Cloud computing is extremely useful for many reasons, but one of the most valuable aspects is how versatile it is. It provides a framework for companies to make cloud applications that can be used by internal employees, customers, and more. But these applications often have very complex communication requirements, whether that is transactions or file repository needs. AWS Lambda is a serverless compute service that lets you run code without you having to provide servers or infrastructure. This article is going to go into some brief detail regarding AWS Lambda and its purpose, but keep in mind that this will be no substitute for a dedicated guide.

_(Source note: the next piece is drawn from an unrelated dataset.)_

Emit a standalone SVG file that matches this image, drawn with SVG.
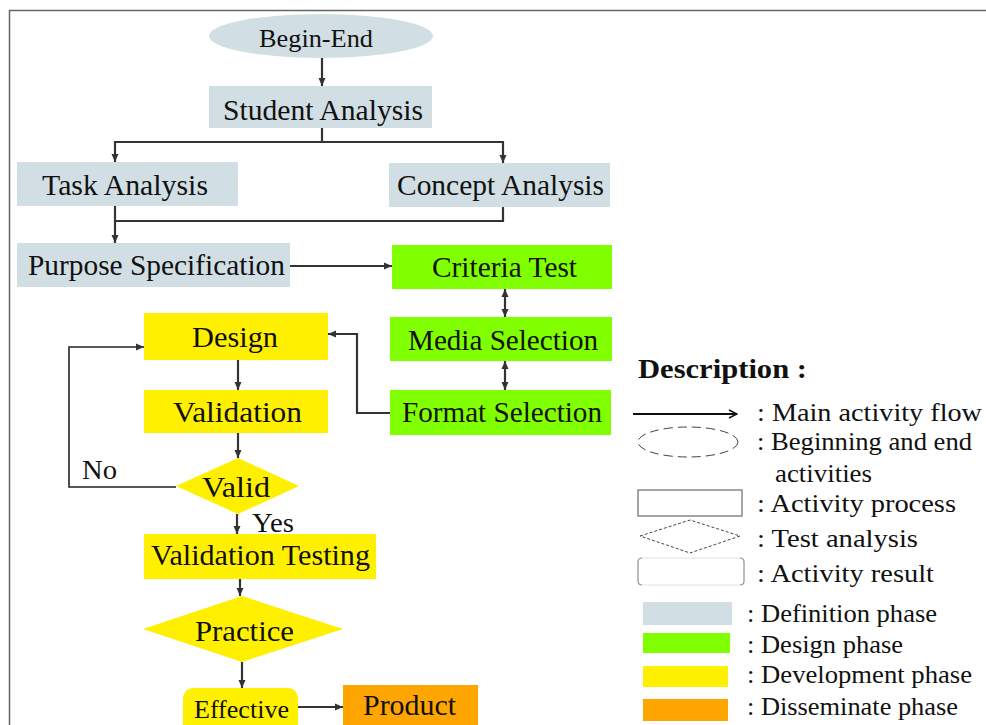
<svg xmlns="http://www.w3.org/2000/svg" width="986" height="725" viewBox="0 0 986 725">
<style>
.t{font-family:"Liberation Serif","Times New Roman",serif;font-size:30px;fill:#111;}
.l{font-family:"Liberation Serif","Times New Roman",serif;font-size:25px;fill:#111;}
.def{fill:#d1dfe4;}
.des{fill:#80ff00;}
.dev{fill:#fff000;}
.dis{fill:#ffa500;}
.c{fill:none;stroke:#333;stroke-width:2.2;}
</style>
<defs>
<marker id="ah" viewBox="0 0 8 8" refX="8" refY="4" markerWidth="8" markerHeight="8" markerUnits="userSpaceOnUse" orient="auto-start-reverse">
<path d="M0,0.5 L8,4 L0,7.5 z" fill="#333"/>
</marker>
<marker id="oh" viewBox="0 0 10 10" refX="9" refY="5" markerWidth="10" markerHeight="10" markerUnits="userSpaceOnUse" orient="auto">
<path d="M1,1 L9,5 L1,9" fill="none" stroke="#111" stroke-width="1.5"/>
</marker>
</defs>
<rect width="986" height="725" fill="#fff"/>
<path d="M9.5,725 L9.5,10.5 L986,10.5" fill="none" stroke="#666" stroke-width="1.5"/>

<g id="connectors">
<path class="c" d="M322,58 L322,86" marker-end="url(#ah)"/>
<path class="c" d="M322,128 L322,142 L115,142 L115,162" marker-end="url(#ah)"/>
<path class="c" d="M322,142 L503,142 L503,163" marker-end="url(#ah)"/>
<path class="c" d="M115,206 L115,243" marker-end="url(#ah)"/>
<path class="c" d="M503,207 L503,221 L115,221"/>
<path class="c" d="M290,266 L392,266" marker-end="url(#ah)"/>
<path class="c" d="M505,289 L505,317" marker-start="url(#ah)" marker-end="url(#ah)"/>
<path class="c" d="M505,361 L505,390" marker-start="url(#ah)" marker-end="url(#ah)"/>
<path class="c" d="M390,413 L357,413 L357,334 L328,334" marker-end="url(#ah)"/>
<path class="c" d="M238,360 L238,390" marker-end="url(#ah)"/>
<path class="c" d="M238,433 L238,458" marker-end="url(#ah)"/>
<path class="c" d="M176,487 L69,487 L69,347 L144,347" marker-end="url(#ah)" style="stroke:#222;stroke-width:1.6"/>
<path class="c" d="M237,514 L237,534" marker-end="url(#ah)"/>
<path class="c" d="M240,579 L240,596" marker-end="url(#ah)"/>
<path class="c" d="M242,662 L242,688" marker-end="url(#ah)"/>
<path class="c" d="M298,707 L343,707" marker-end="url(#ah)"/>
<text class="t" x="82" y="479" textLength="35" lengthAdjust="spacingAndGlyphs" style="font-size:27px">No</text>
<text class="t" x="252" y="532" textLength="42" lengthAdjust="spacingAndGlyphs" style="font-size:27px">Yes</text>
</g>

<g id="begin-end">
<ellipse class="def" cx="321" cy="36" rx="112" ry="22"/>
<text class="t" x="259" y="47" textLength="114" lengthAdjust="spacingAndGlyphs" style="font-size:25px">Begin-End</text>
</g>
<g id="student-analysis">
<rect class="def" x="209" y="86" width="223" height="42"/>
<text class="t" x="223" y="120" textLength="200" lengthAdjust="spacingAndGlyphs">Student Analysis</text>
</g>
<g id="task-analysis">
<rect class="def" x="17" y="162" width="221" height="44"/>
<text class="t" x="42" y="195" textLength="166" lengthAdjust="spacingAndGlyphs">Task Analysis</text>
</g>
<g id="concept-analysis">
<rect class="def" x="389" y="163" width="221" height="44"/>
<text class="t" x="397" y="195" textLength="207" lengthAdjust="spacingAndGlyphs">Concept Analysis</text>
</g>
<g id="purpose-specification">
<rect class="def" x="17" y="243" width="273" height="44"/>
<text class="t" x="28" y="275" textLength="257" lengthAdjust="spacingAndGlyphs">Purpose Specification</text>
</g>
<g id="criteria-test">
<rect class="des" x="392" y="245" width="220" height="44"/>
<text class="t" x="432" y="277" textLength="145" lengthAdjust="spacingAndGlyphs">Criteria Test</text>
</g>
<g id="media-selection">
<rect class="des" x="390" y="317" width="222" height="44"/>
<text class="t" x="408" y="350" textLength="190" lengthAdjust="spacingAndGlyphs">Media Selection</text>
</g>
<g id="format-selection">
<rect class="des" x="390" y="390" width="221" height="45"/>
<text class="t" x="402" y="422" textLength="200" lengthAdjust="spacingAndGlyphs">Format Selection</text>
</g>
<g id="design">
<rect class="dev" x="144" y="313" width="184" height="47"/>
<text class="t" x="192" y="347" textLength="86" lengthAdjust="spacingAndGlyphs">Design</text>
</g>
<g id="validation">
<rect class="dev" x="144" y="390" width="184" height="43"/>
<text class="t" x="173" y="422" textLength="129" lengthAdjust="spacingAndGlyphs">Validation</text>
</g>
<g id="valid">
<polygon class="dev" points="238,458 299,486 238,514 176,486"/>
<text class="t" x="202" y="497" textLength="68" lengthAdjust="spacingAndGlyphs">Valid</text>
</g>
<g id="validation-testing">
<rect class="dev" x="144" y="534" width="232" height="45"/>
<text class="t" x="151" y="565" textLength="219" lengthAdjust="spacingAndGlyphs">Validation Testing</text>
</g>
<g id="practice">
<polygon class="dev" points="242,596 343,629 242,662 143,629"/>
<text class="t" x="195" y="641" textLength="99" lengthAdjust="spacingAndGlyphs">Practice</text>
</g>
<g id="effective">
<rect class="dev" x="183" y="688" width="115" height="50" rx="10"/>
<text class="t" x="194" y="718" textLength="95" lengthAdjust="spacingAndGlyphs" style="font-size:25px">Effective</text>
</g>
<g id="product">
<rect class="dis" x="343" y="685" width="135" height="50"/>
<text class="t" x="363" y="715" textLength="93" lengthAdjust="spacingAndGlyphs">Product</text>
</g>

<g id="legend">
<text class="l" x="638" y="378" textLength="169" lengthAdjust="spacingAndGlyphs" style="font-weight:bold;font-size:27px">Description :</text>
<line x1="633" y1="414" x2="737" y2="414" stroke="#111" stroke-width="1.8" marker-end="url(#oh)"/>
<text class="l" x="757" y="421" textLength="225" lengthAdjust="spacingAndGlyphs">: Main activity flow</text>
<ellipse cx="688" cy="442" rx="50" ry="15" fill="none" stroke="#444" stroke-width="1" stroke-dasharray="9,5"/>
<text class="l" x="757" y="450" textLength="215" lengthAdjust="spacingAndGlyphs">: Beginning and end</text>
<text class="l" x="775" y="482" textLength="97" lengthAdjust="spacingAndGlyphs">activities</text>
<rect x="638" y="490" width="104" height="26" fill="none" stroke="#888" stroke-width="1.5"/>
<text class="l" x="757" y="512" textLength="199" lengthAdjust="spacingAndGlyphs">: Activity process</text>
<polygon points="640,536 690,520 740,536 690,553" fill="none" stroke="#444" stroke-width="1" stroke-dasharray="3,2"/>
<text class="l" x="757" y="547" textLength="161" lengthAdjust="spacingAndGlyphs">: Test analysis</text>
<rect x="638" y="558" width="106" height="27" rx="4" fill="none" stroke="#e2e2e2" stroke-width="1"/>
<path d="M642,558 Q638,558 638,562 L638,581 Q638,585 642,585 M740,558 Q744,558 744,562 L744,581 Q744,585 740,585" fill="none" stroke="#999" stroke-width="1.2"/>
<text class="l" x="757" y="582" textLength="177" lengthAdjust="spacingAndGlyphs">: Activity result</text>
<rect class="def" x="643" y="602" width="89" height="23"/>
<text class="l" x="747" y="622" textLength="190" lengthAdjust="spacingAndGlyphs">: Definition phase</text>
<rect class="des" x="643" y="633" width="87" height="20"/>
<text class="l" x="747" y="653" textLength="156" lengthAdjust="spacingAndGlyphs">: Design phase</text>
<rect class="dev" x="643" y="666" width="85" height="21"/>
<text class="l" x="747" y="683" textLength="225" lengthAdjust="spacingAndGlyphs">: Development phase</text>
<rect class="dis" x="643" y="699" width="85" height="22"/>
<text class="l" x="747" y="715" textLength="211" lengthAdjust="spacingAndGlyphs">: Disseminate phase</text>
</g>
</svg>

To put it simply, Lambda is an application that rests in the cloud, and executes code automatically when certain conditions are met in an application that you are running with AWS. For instance, let’s say you have an application that requires a call to a database. Maybe a user has to submit data for storage or request data from the database. If you were running this application yourself, you’d have to use your own infrastructure or servers to make sure it is available at all times. But AWS Lambda is serverless thanks to residing in the cloud, and is always ready to respond. With AWS Lambda, the web applications you make with Amazon Web Services will run the proper code whenever it is required. It also ensures that response times for these web applications are as fast as possible. Below is a simple example of how Lambda works; when the right trigger within an application, in this case a photo being uploaded, occurs, the code you have uploaded to Lambda to follow that trigger is executed.
That being said, AWS Lambda is a bit of an automation tool, taking care of a major part of processing for a web development team. You can upload the code you want to be executed, and Lambda will carry it out when the application requires it to be done, taking out some of the work for the management team. Of course, the code has to be compatible with Lambda, but there are many supported computer languages, including C#, Java, or Python.
As far as payment is concerned, AWS Lambda charges by a pay as you go system. You are only charged when code is actually executed by Lambda, so you don’t have to pay more money if it isn’t being used. In fact, if a certain minimum threshold of executions aren’t met, you may not be charged at all.
Finally, keep in mind that you will need to know how to code, or have someone that knows how under your employ, in order to make use of AWS Lambda. It may be a very convenient tool for managing your web services, but only if you have the know-how to make it do what you want. Of course, if you are looking into things like cloud hosting and serverless frameworks, chances are you already have that skill or someone who does in your employ.
Just keep in mind that Lambda is a tool that will automate some aspects of your web applications, but it won’t do everything for you. Know how it can ease your burden and keep your expectations tame.